論文内容:レジスタンストレーニング経験者による8週間の比較実験

■2年間以上のレジスタンストレーニング経験者、男性33名が実験に参加(そのうち4名が脱落したので29名が実験を完了した)

■トレーニング実験期間は8週間。週に4回のトレーニングを実施。

■高重量-低回数(high-intensity,low-volume)グループは15名。中重量-高回数(high-volume,moderate-intensity)グループは14名。

■「高重量-低回数」グループでは、90%1RMで3~5回を4セット。セットレストは3分。
■「中重量-高回数」グループでは、70%1RMで10~12回を4セット。セットレストは1分。

論文紹介③

題名:Early and late rate of force development: differential adaptive responses to resistance training?
著者:L L Andersenら
公開日:2009年5月26日
https://pubmed.ncbi.nlm.nih.gov/19793220/

論文結論:筋トレ期間(14週間)に対して、RFDは向上した。が、RFDを2つの局面で分けると特徴的な反応が示された。

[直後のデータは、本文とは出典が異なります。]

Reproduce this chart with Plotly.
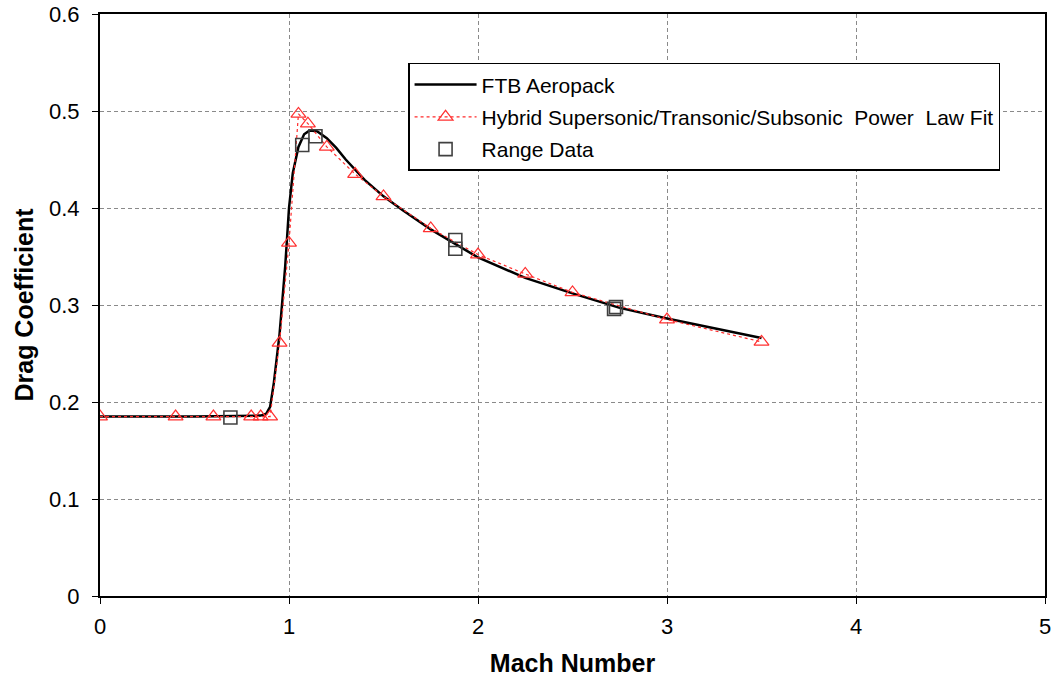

☑レジスタンストレーニングを14週間(計38回)実施した結果、MVC(最大随意収縮力)およびRFDが有意に向上した。

☑筋トレ実施グループと不参加グループのRFDを、2つの局面に分けて比較して見ると以下のようなことが分かった。

①RFD初期(100ms=0.1秒未満)では、筋トレ不参加グループと比べても、チカラは変化が見られなかった。
②RFD後期(200ms=0.2秒以上)では、筋トレ不参加グループと比べ、チカラの増加が明らかであった。
③さらにRFD初期は、筋トレ実施グループで、相対的に減少していることが分かった。

☑筋トレ実施グループでの「RFD初期の相対的な減少」は、筋繊維タイプ(Ⅱx型)の減少によるものであると考えられる。

※筋繊維タイプ(Ⅰ型)は有意な変化なし。筋繊維タイプ(Ⅱa型)は有意に増加していた。

論文内容:筋トレ実施群(15名)と筋トレ不参加群(10名)とで14週間の比較実験

■筋トレ実施グループは、トレーニング未経験者の男性15名(平均年齢23歳、179cm、75kg)が実験に参加。

■筋トレ不参加グループは、実施グループと同様の年齢・身長・体重である男性10名が対照群となった。

■14週間(計38回)のレジスタンストレーニングを実施。下半身のマシントレーニングで構成された。プログラムは漸増的(linear progression model)に設計された。

■MVCとRFDの測定は、アイソキネティック・ダイナモメーター(KinCom)が用いられました。ウォームアップ後、最大筋収縮を3回実施。被験者には”可能な限り速く!強く!”という指示が出されました。

私見まとめ

スポーツ競技者にとって、「爆発的に・速く」動作を実施することはとっても重要です。

RFDという言葉を知り、それを高めるための手段も理解した上で、日々のトレーニングに取り組んでいただければと思います。

今記事でのまとめとして、

「トレーニングによって高めたい能力要素は何か?」という目的を持つことが重要です。

ということを担当アスリートの方々に伝えるため、このような記事を書きました。

「何を?どこを?」鍛えるのか。

そのような目的を明確にしてしまえば、方法・手段が多少なりとも雑だったりトンチンカンであったとしても、能力向上は見込めるかもしれません。。